In your copy, include every line of the listing below exactly but none of the pictures.

— START RECORDED DATA —

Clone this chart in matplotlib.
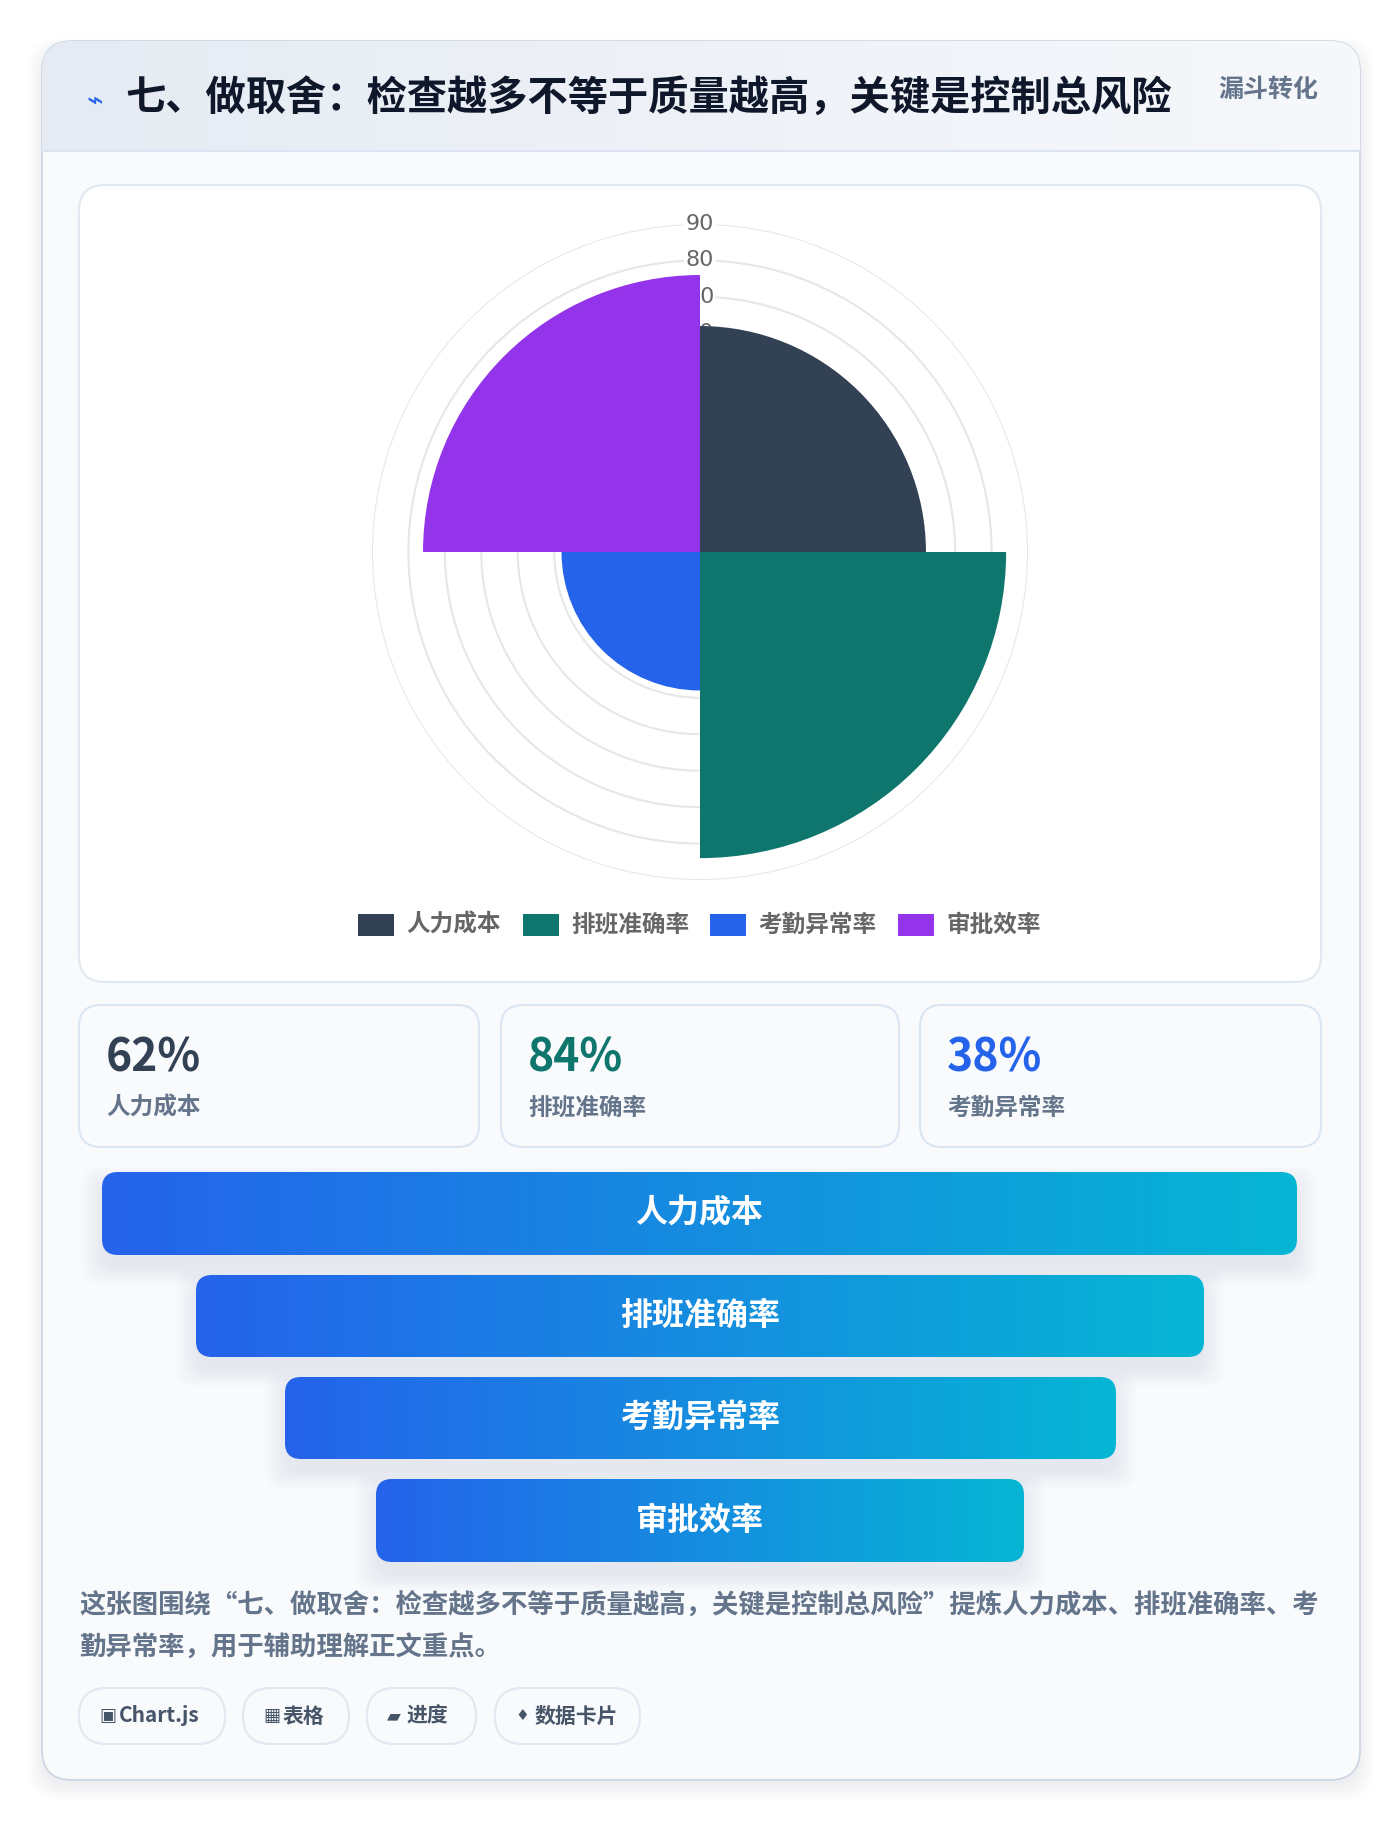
import numpy as np
import matplotlib
matplotlib.use("Agg")
import matplotlib.pyplot as plt
from matplotlib.patches import FancyBboxPatch, Rectangle
from matplotlib.colors import LinearSegmentedColormap

plt.rcParams['font.family'] = ['Noto Sans CJK SC', 'DejaVu Sans']

# === Data ===
title = "七、做取舍：检查越多不等于质量越高，关键是控制总风险"
tag_right = "漏斗转化"
categories = ["人力成本", "排班准确率", "考勤异常率", "审批效率"]
values = [62, 84, 38, 76]
colors = ["#334155", "#0f766e", "#2563eb", "#9333ea"]
ticks = [10, 20, 30, 40, 50, 60, 70, 80, 90]
stat_values = ["62%", "84%", "38%"]
stat_labels = ["人力成本", "排班准确率", "考勤异常率"]
stat_colors = ["#334155", "#0f766e", "#2563eb"]
funnel_labels = categories
description = ["这张图围绕“七、做取舍：检查越多不等于质量越高，关键是控制总风险”提炼人力成本、排班准确率、考",
               "勤异常率，用于辅助理解正文重点。"]
tag_icons = ["▣", "▦", "▰", "♦"]
tag_texts = ["Chart.js", "表格", "进度", "数据卡片"]

W, H = 1400, 1822
fig = plt.figure(figsize=(W / 100, H / 100), dpi=100)
fig.patch.set_facecolor("#ffffff")
ax = fig.add_axes([0, 0, 1, 1])
ax.set_xlim(0, W)
ax.set_ylim(H, 0)
ax.axis("off")


def rbox(x0, y0, x1, y1, r, fc, ec="none", lw=1.0, z=1, alpha=1.0):
    p = FancyBboxPatch((x0 + r, y0 + r), x1 - x0 - 2 * r, y1 - y0 - 2 * r,
                       boxstyle=f"round,pad={r}", fc=fc, ec=ec, lw=lw, zorder=z, alpha=alpha)
    ax.add_patch(p)
    return p


# card with soft shadow
for i in range(8):
    rbox(42 - i * 2, 46 - i * 2 + 6, 1360 + i * 2, 1780 + i * 2 + 6, 30, "#94a3b8", z=0.1, alpha=0.015)
card = rbox(42, 41, 1360, 1780, 30, "#f8fafc", ec="#cbd5e1", lw=1.2, z=0.5)

# header band
grad = np.linspace(0, 1, 256).reshape(1, -1)
hdr = LinearSegmentedColormap.from_list("h", ["#e6ebf3", "#f6f8fb"])
im = ax.imshow(grad, cmap=hdr, extent=(42, 1360, 151, 41), aspect="auto", zorder=0.6)
im.set_clip_path(card)
ax.plot([42, 1360], [151, 151], color="#dbe4f0", lw=1.5, zorder=0.7)
ax.text(95, 101, "⌁", color="#2563eb", fontsize=20, ha="center", va="center", family=["DejaVu Sans"])
ax.text(125, 99, title, color="#0f172a", fontsize=29, fontweight="black", ha="left", va="center")
ax.text(1318, 90, tag_right, color="#64748b", fontsize=18, fontweight="bold", ha="right", va="center")

# chart panel
rbox(79, 185, 1321, 982, 26, "#ffffff", ec="#e2e8f0", lw=1.5, z=0.8)

# polar area chart
cx, cy, R = 700, 552, 328
pax = fig.add_axes([(cx - R) / W, (H - cy - R) / H, 2 * R / W, 2 * R / H], projection="polar")
pax.set_theta_zero_location("N")
pax.set_theta_direction(-1)
pax.patch.set_alpha(0)
theta = np.deg2rad([45, 135, 225, 315])
pax.bar(theta, values, width=np.pi / 2, color=colors, zorder=3, linewidth=0)
pax.set_ylim(0, 90)
pax.set_yticks(ticks)
pax.set_yticklabels([])
pax.set_xticks([])
pax.grid(True, color="#e5e7eb", lw=1.5)
pax.spines["polar"].set_visible(False)
for t in ticks:
    pax.text(0, t, str(t), color="#666666", fontsize=16, ha="center", va="center", zorder=2,
             family=["DejaVu Sans"], bbox=dict(fc="white", ec="none", pad=1))

# legend
leg_box_x = [358, 523, 710, 898]
for bx, lab, c in zip(leg_box_x, categories, colors):
    ax.add_patch(Rectangle((bx, 914), 36, 22, fc=c, zorder=2))
    ax.text(bx + 48, 925, lab, color="#666666", fontsize=17, fontweight="bold", ha="left", va="center")

# stat cards
stat_x = [(79, 479), (501, 899), (920, 1321)]
for (x0, x1), v, lab, c in zip(stat_x, stat_values, stat_labels, stat_colors):
    rbox(x0, 1005, x1, 1147, 22, "#f8fafc", ec="#dbe6f3", lw=1.5, z=0.8)
    ax.text(x0 + 27, 1058, v, color=c, fontsize=32, fontweight="black", ha="left", va="center")
    ax.text(x0 + 27, 1108, lab, color="#64748b", fontsize=17, fontweight="bold", ha="left", va="center")

# funnel
fcm = LinearSegmentedColormap.from_list("f", ["#2563eb", "#06b6d4"])
funnel_x = [(102, 1297), (196, 1204), (285, 1116), (376, 1024)]
funnel_y = [(1172, 1255), (1275, 1357), (1377, 1459), (1479, 1562)]
for (x0, x1), (y0, y1), lab in zip(funnel_x, funnel_y, funnel_labels):
    for i in range(6):
        rbox(x0 - i * 4, y0 + 10 - i * 3, x1 + i * 4, y1 + 14 + i * 3, 18, "#1e3a8a", z=0.85, alpha=0.012)
    bp = rbox(x0, y0, x1, y1, 16, "none", z=1)
    g = ax.imshow(grad, cmap=fcm, extent=(x0, x1, y1, y0), aspect="auto", zorder=1.1)
    g.set_clip_path(bp)
    ax.text((x0 + x1) / 2, (y0 + y1) / 2, lab, color="white", fontsize=23, fontweight="black",
            ha="center", va="center", zorder=2)

# description (narrow quotes as in the reference)
for i, line in enumerate(description):
    ax.text(79, 1605 + i * 43, line, color="#64748b", fontsize=19, fontweight="bold", ha="left", va="center",
            family=["Noto Sans CJK SC", "DejaVu Sans"])

# tags
tag_x = [(79, 225), (243, 349), (367, 476), (495, 640)]
for (x0, x1), ic, t in zip(tag_x, tag_icons, tag_texts):
    rbox(x0, 1688, x1, 1744, 28, "#f8fafc", ec="#e2e8f0", lw=1.5, z=0.8)
    ax.text(x0 + 20, 1716, ic, color="#475569", fontsize=11 if ic == "♦" else 13, ha="left", va="center",
            family=["DejaVu Sans"])
    ax.text(x0 + 40, 1716, t, color="#475569", fontsize=15, fontweight="bold", ha="left", va="center")

fig.savefig("out.png", dpi=100)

— END RECORDED DATA —

RESPONSE BELOW:
Clone this chart in matplotlib.
import numpy as np
import matplotlib
matplotlib.use("Agg")
import matplotlib.pyplot as plt
from matplotlib.patches import FancyBboxPatch, Rectangle
from matplotlib.colors import LinearSegmentedColormap

plt.rcParams['font.family'] = ['Noto Sans CJK SC', 'DejaVu Sans']

# === Data ===
title = "七、做取舍：检查越多不等于质量越高，关键是控制总风险"
tag_right = "漏斗转化"
categories = ["人力成本", "排班准确率", "考勤异常率", "审批效率"]
values = [62, 84, 38, 76]
colors = ["#334155", "#0f766e", "#2563eb", "#9333ea"]
ticks = [10, 20, 30, 40, 50, 60, 70, 80, 90]
stat_values = ["62%", "84%", "38%"]
stat_labels = ["人力成本", "排班准确率", "考勤异常率"]
stat_colors = ["#334155", "#0f766e", "#2563eb"]
funnel_labels = categories
description = ["这张图围绕“七、做取舍：检查越多不等于质量越高，关键是控制总风险”提炼人力成本、排班准确率、考",
               "勤异常率，用于辅助理解正文重点。"]
tag_icons = ["▣", "▦", "▰", "♦"]
tag_texts = ["Chart.js", "表格", "进度", "数据卡片"]

W, H = 1400, 1822
fig = plt.figure(figsize=(W / 100, H / 100), dpi=100)
fig.patch.set_facecolor("#ffffff")
ax = fig.add_axes([0, 0, 1, 1])
ax.set_xlim(0, W)
ax.set_ylim(H, 0)
ax.axis("off")


def rbox(x0, y0, x1, y1, r, fc, ec="none", lw=1.0, z=1, alpha=1.0):
    p = FancyBboxPatch((x0 + r, y0 + r), x1 - x0 - 2 * r, y1 - y0 - 2 * r,
                       boxstyle=f"round,pad={r}", fc=fc, ec=ec, lw=lw, zorder=z, alpha=alpha)
    ax.add_patch(p)
    return p


# card with soft shadow
for i in range(8):
    rbox(42 - i * 2, 46 - i * 2 + 6, 1360 + i * 2, 1780 + i * 2 + 6, 30, "#94a3b8", z=0.1, alpha=0.015)
card = rbox(42, 41, 1360, 1780, 30, "#f8fafc", ec="#cbd5e1", lw=1.2, z=0.5)

# header band
grad = np.linspace(0, 1, 256).reshape(1, -1)
hdr = LinearSegmentedColormap.from_list("h", ["#e6ebf3", "#f6f8fb"])
im = ax.imshow(grad, cmap=hdr, extent=(42, 1360, 151, 41), aspect="auto", zorder=0.6)
im.set_clip_path(card)
ax.plot([42, 1360], [151, 151], color="#dbe4f0", lw=1.5, zorder=0.7)
ax.text(95, 101, "⌁", color="#2563eb", fontsize=20, ha="center", va="center", family=["DejaVu Sans"])
ax.text(125, 99, title, color="#0f172a", fontsize=29, fontweight="black", ha="left", va="center")
ax.text(1318, 90, tag_right, color="#64748b", fontsize=18, fontweight="bold", ha="right", va="center")

# chart panel
rbox(79, 185, 1321, 982, 26, "#ffffff", ec="#e2e8f0", lw=1.5, z=0.8)

# polar area chart
cx, cy, R = 700, 552, 328
pax = fig.add_axes([(cx - R) / W, (H - cy - R) / H, 2 * R / W, 2 * R / H], projection="polar")
pax.set_theta_zero_location("N")
pax.set_theta_direction(-1)
pax.patch.set_alpha(0)
theta = np.deg2rad([45, 135, 225, 315])
pax.bar(theta, values, width=np.pi / 2, color=colors, zorder=3, linewidth=0)
pax.set_ylim(0, 90)
pax.set_yticks(ticks)
pax.set_yticklabels([])
pax.set_xticks([])
pax.grid(True, color="#e5e7eb", lw=1.5)
pax.spines["polar"].set_visible(False)
for t in ticks:
    pax.text(0, t, str(t), color="#666666", fontsize=16, ha="center", va="center", zorder=2,
             family=["DejaVu Sans"], bbox=dict(fc="white", ec="none", pad=1))

# legend
leg_box_x = [358, 523, 710, 898]
for bx, lab, c in zip(leg_box_x, categories, colors):
    ax.add_patch(Rectangle((bx, 914), 36, 22, fc=c, zorder=2))
    ax.text(bx + 48, 925, lab, color="#666666", fontsize=17, fontweight="bold", ha="left", va="center")

# stat cards
stat_x = [(79, 479), (501, 899), (920, 1321)]
for (x0, x1), v, lab, c in zip(stat_x, stat_values, stat_labels, stat_colors):
    rbox(x0, 1005, x1, 1147, 22, "#f8fafc", ec="#dbe6f3", lw=1.5, z=0.8)
    ax.text(x0 + 27, 1058, v, color=c, fontsize=32, fontweight="black", ha="left", va="center")
    ax.text(x0 + 27, 1108, lab, color="#64748b", fontsize=17, fontweight="bold", ha="left", va="center")

# funnel
fcm = LinearSegmentedColormap.from_list("f", ["#2563eb", "#06b6d4"])
funnel_x = [(102, 1297), (196, 1204), (285, 1116), (376, 1024)]
funnel_y = [(1172, 1255), (1275, 1357), (1377, 1459), (1479, 1562)]
for (x0, x1), (y0, y1), lab in zip(funnel_x, funnel_y, funnel_labels):
    for i in range(6):
        rbox(x0 - i * 4, y0 + 10 - i * 3, x1 + i * 4, y1 + 14 + i * 3, 18, "#1e3a8a", z=0.85, alpha=0.012)
    bp = rbox(x0, y0, x1, y1, 16, "none", z=1)
    g = ax.imshow(grad, cmap=fcm, extent=(x0, x1, y1, y0), aspect="auto", zorder=1.1)
    g.set_clip_path(bp)
    ax.text((x0 + x1) / 2, (y0 + y1) / 2, lab, color="white", fontsize=23, fontweight="black",
            ha="center", va="center", zorder=2)

# description (narrow quotes as in the reference)
for i, line in enumerate(description):
    ax.text(79, 1605 + i * 43, line, color="#64748b", fontsize=19, fontweight="bold", ha="left", va="center",
            family=["Noto Sans CJK SC", "DejaVu Sans"])

# tags
tag_x = [(79, 225), (243, 349), (367, 476), (495, 640)]
for (x0, x1), ic, t in zip(tag_x, tag_icons, tag_texts):
    rbox(x0, 1688, x1, 1744, 28, "#f8fafc", ec="#e2e8f0", lw=1.5, z=0.8)
    ax.text(x0 + 20, 1716, ic, color="#475569", fontsize=11 if ic == "♦" else 13, ha="left", va="center",
            family=["DejaVu Sans"])
    ax.text(x0 + 40, 1716, t, color="#475569", fontsize=15, fontweight="bold", ha="left", va="center")

fig.savefig("out.png", dpi=100)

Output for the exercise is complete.